Mehr als 2.000 Menschen sind allein in den vergangenen zwei Tagen über die libanesische Grenze geflohen, berichtet die UNO. Sie kommen aus Homs und anderen syrischen Städten in Grenznähe, die von der syrischen Armee beschossen werden.

Bewohner der nordlibanesischen Stadt Arsal berichten von mehr als 150 Familien, die allein am Sonntag in ihre Stadt gekommen sind, die meisten von ihnen mit kleinen Kindern und Plastiksäcken, in die sie hastig ihre wenigen Habseligkeiten gepackt hatten.

Von Angst vertrieben

Und auch von dem kleinen libanesischen Grenzdorf Quaa, nur 15 Kilometer von der syrischen Protesthochburg Homs entfernt, werden hunderte Flüchtlinge gemeldet, sagt Dana Sleiman vom UNO-Flüchtlingshochkommissariat im Libanon: "Wir wissen, dass einige syrische Familien in dieser Region untergekommen sind, wie viele es sind, versuchen wir gerade zu klären.
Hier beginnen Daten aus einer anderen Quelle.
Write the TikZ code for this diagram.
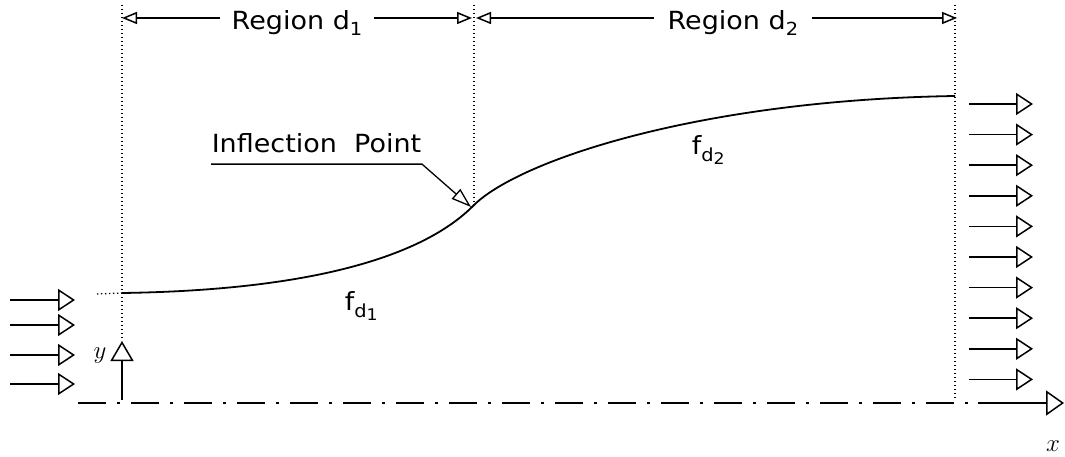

In der Zwischenzeit sind unsere Mitarbeiter vor Ort im Einsatz, sie verteilen Lebensmittel, Decken und Hygieneartikel."

Laut libanesischen Behörden befinden sich momentan insgesamt 10.000 syrische Flüchtlinge im Land. Aufgrund der eskalierenden Gewalt der vergangenen Tage is die Zahl der Flüchtlinge rasant gestiegen, sagt Sleiman:
"Wir haben mit einigen Flüchtlingen geredet, die meisten von ihnen sind aus Angst geflohen, aus Sicherheitsgründen."

Noch keine Flüchtlingslager

Im Norden des Libanons, an der Grenze zu Syrien, sind die Gemeinden und Dörfer schon auf die Flüchtlinge eingestellt. Seit Monaten strömen verzweifelte Familien aus Syrien in ihr Land, um den Auseinandersetzungen mit der Armee zu entgehen. Flüchtlingslager im engeren Sinne gibt es noch keine, sagt die die Mitarbeiterin der UNO: "Wir sind darauf vorbereitet, öffentliche Flüchtlingslager zu errichten, aber das soll unser letzter Ausweg sein. Die meisten Leute leben bereits in von den Gemeinden bereit gestellten Unterkünften und wir versuchen derzeit, diese Unterkünfte so gut es geht, zu unterstützen. Sollte das nicht reichen, werden wir öffentliche Stellen einrichten, verlassene Schulen, leerstehende Gebäude - sollte es da Bedarf geben."

Fluchtwelle auch in anderen Ländern

Doch auch aus anderen Nachbarländern Syriens werden viele Flüchtlinge gemeldet. Die Türkei spricht von 11.000 Menschen, die in den Auffanglagern an der syrischen Grenze Zuflucht suchen, die jordanische Regierung berichtet sogar von 80.000 Ankömmlingen.